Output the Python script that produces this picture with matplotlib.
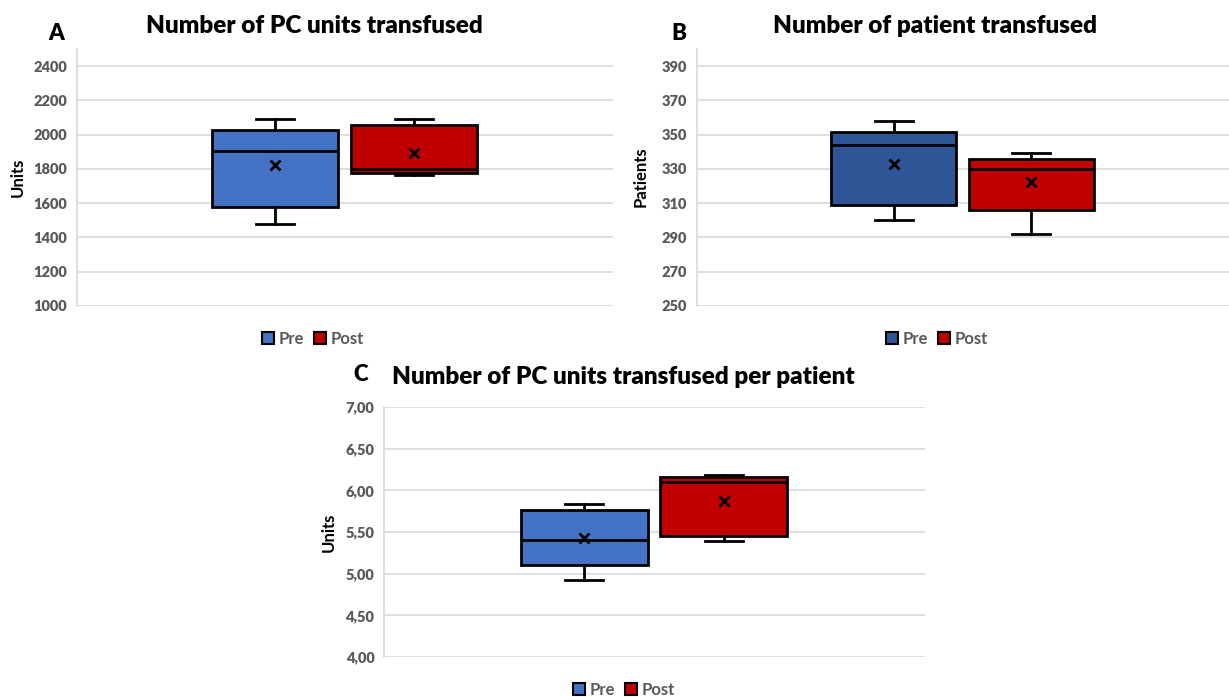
import matplotlib
matplotlib.use("Agg")
import matplotlib.pyplot as plt
from matplotlib.patches import Patch
from matplotlib.ticker import FuncFormatter

plt.rcParams['font.family'] = ['Lato', 'DejaVu Sans']
plt.rcParams['font.weight'] = 'bold'

# Box statistics: whisker low, Q1, median, Q3, whisker high, mean
groups = ['Pre', 'Post']

units_low = [1480, 1765]
units_q1 = [1579, 1775]
units_med = [1903, 1798]
units_q3 = [2025, 2058]
units_high = [2089, 2093]
units_mean = [1821, 1892]

patients_low = [300, 292]
patients_q1 = [308.7, 306]
patients_med = [344, 330.2]
patients_q3 = [351.7, 336]
patients_high = [358, 339.2]
patients_mean = [332.9, 322.5]

per_patient_low = [4.93, 5.39]
per_patient_q1 = [5.11, 5.45]
per_patient_med = [5.40, 6.10]
per_patient_q3 = [5.76, 6.16]
per_patient_high = [5.83, 6.18]
per_patient_mean = [5.43, 5.87]

W, H = 1229, 697
fig = plt.figure(figsize=(W / 100, H / 100), dpi=100)


def px_axes(left, right, top, bottom):
    return fig.add_axes([left / W, 1 - bottom / H, (right - left) / W, (bottom - top) / H])


def boxes(ax, low, q1, med, q3, high, mean, colors, ylim, step, fmt):
    stats = []
    for i in range(len(groups)):
        stats.append(dict(label=groups[i], whislo=low[i], q1=q1[i], med=med[i],
                          q3=q3[i], whishi=high[i], mean=mean[i], fliers=[]))
    width = 0.235
    bp = ax.bxp(stats, positions=[0.37, 0.628], widths=width, patch_artist=True,
                showmeans=True, capwidths=width * 0.3,
                boxprops=dict(edgecolor='black', linewidth=2),
                medianprops=dict(color='black', linewidth=2),
                whiskerprops=dict(color='black', linewidth=2),
                capprops=dict(color='black', linewidth=2),
                meanprops=dict(marker='x', markeredgecolor='black',
                               markersize=7, markeredgewidth=2),
                manage_ticks=False)
    for patch, c in zip(bp['boxes'], colors):
        patch.set_facecolor(c)
    ax.set_xlim(0, 1)
    ax.set_ylim(*ylim)
    n = int(round((ylim[1] - ylim[0]) / step))
    ticks = [ylim[0] + k * step for k in range(n + 1)]
    ax.set_yticks(ticks)
    ax.yaxis.set_major_formatter(FuncFormatter(fmt))
    ax.set_xticks([])
    ax.grid(axis='y', color='#d9d9d9', linewidth=1.2)
    ax.set_axisbelow(True)
    for s in ['top', 'right', 'bottom']:
        ax.spines[s].set_visible(False)
    ax.spines['left'].set_color('#d9d9d9')
    ax.spines['left'].set_linewidth(1.2)
    ax.tick_params(axis='y', length=0, pad=7, labelsize=10.5, labelcolor='#595959')
    for lab in ax.get_yticklabels():
        lab.set_fontweight('heavy')


def legend(cx, cy, colors):
    handles = [Patch(facecolor=c, edgecolor='black', linewidth=1.5, label=g)
               for c, g in zip(colors, groups)]
    fig.legend(handles=handles, loc='center', bbox_to_anchor=(cx / W, 1 - cy / H),
               ncol=2, frameon=False, handlelength=0.7, handleheight=0.7,
               handletextpad=0.3, columnspacing=0.6,
               prop=dict(size=12, weight='bold'), labelcolor='#595959')


blue = '#4472C4'
dark_blue = '#2F5597'
red = '#C00000'

# A - PC units (top axis edge at 2500, labels stop at 2400)
axA = px_axes(77, 613, 49, 306)
boxes(axA, units_low, units_q1, units_med, units_q3, units_high, units_mean,
      [blue, red], (1000, 2400), 200, lambda v, p: '%d' % v)
axA.set_ylim(1000, 2500)
fig.text(314 / W, 1 - 26 / H, 'Number of PC units transfused', ha='center', va='center',
         fontsize=17.5, fontweight='heavy')
fig.text(56 / W, 1 - 33 / H, 'A', ha='center', va='center', fontsize=16, fontweight='heavy')
fig.text(18 / W, 1 - 177 / H, 'Units', ha='center', va='center', rotation=90,
         fontsize=12, fontweight='bold')
legend(313, 339, [blue, red])

# B - patients
axB = px_axes(697, 1229, 49, 306)
boxes(axB, patients_low, patients_q1, patients_med, patients_q3, patients_high,
      patients_mean, [dark_blue, red], (250, 390), 20, lambda v, p: '%d' % v)
axB.set_ylim(250, 400)
fig.text(935 / W, 1 - 26 / H, 'Number of patient transfused', ha='center', va='center',
         fontsize=17.5, fontweight='heavy')
fig.text(679 / W, 1 - 33 / H, 'B', ha='center', va='center', fontsize=16, fontweight='heavy')
fig.text(641 / W, 1 - 177 / H, 'Patients', ha='center', va='center', rotation=90,
         fontsize=12, fontweight='bold')
legend(937, 339, [dark_blue, red])

# C - units per patient
axC = px_axes(384, 925, 407, 657)
boxes(axC, per_patient_low, per_patient_q1, per_patient_med, per_patient_q3,
      per_patient_high, per_patient_mean, [blue, red], (4, 7), 0.5,
      lambda v, p: ('%.2f' % v).replace('.', ','))
fig.text(623 / W, 1 - 377 / H, 'Number of PC units transfused per patient', ha='center',
         va='center', fontsize=17.5, fontweight='heavy')
fig.text(361 / W, 1 - 375 / H, 'C', ha='center', va='center', fontsize=16, fontweight='heavy')
fig.text(329 / W, 1 - 532 / H, 'Units', ha='center', va='center', rotation=90,
         fontsize=12, fontweight='bold')
legend(624, 690, [blue, red])

fig.savefig('out.png', dpi=100, facecolor='white')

**********

Exercise requirements.
Write out nothing but the lines from the start of the data through the line with "units_mean = [1821, 1892]". Leave out the pictures.

Result.
Output the Python script that produces this picture with matplotlib.
import matplotlib
matplotlib.use("Agg")
import matplotlib.pyplot as plt
from matplotlib.patches import Patch
from matplotlib.ticker import FuncFormatter

plt.rcParams['font.family'] = ['Lato', 'DejaVu Sans']
plt.rcParams['font.weight'] = 'bold'

# Box statistics: whisker low, Q1, median, Q3, whisker high, mean
groups = ['Pre', 'Post']

units_low = [1480, 1765]
units_q1 = [1579, 1775]
units_med = [1903, 1798]
units_q3 = [2025, 2058]
units_high = [2089, 2093]
units_mean = [1821, 1892]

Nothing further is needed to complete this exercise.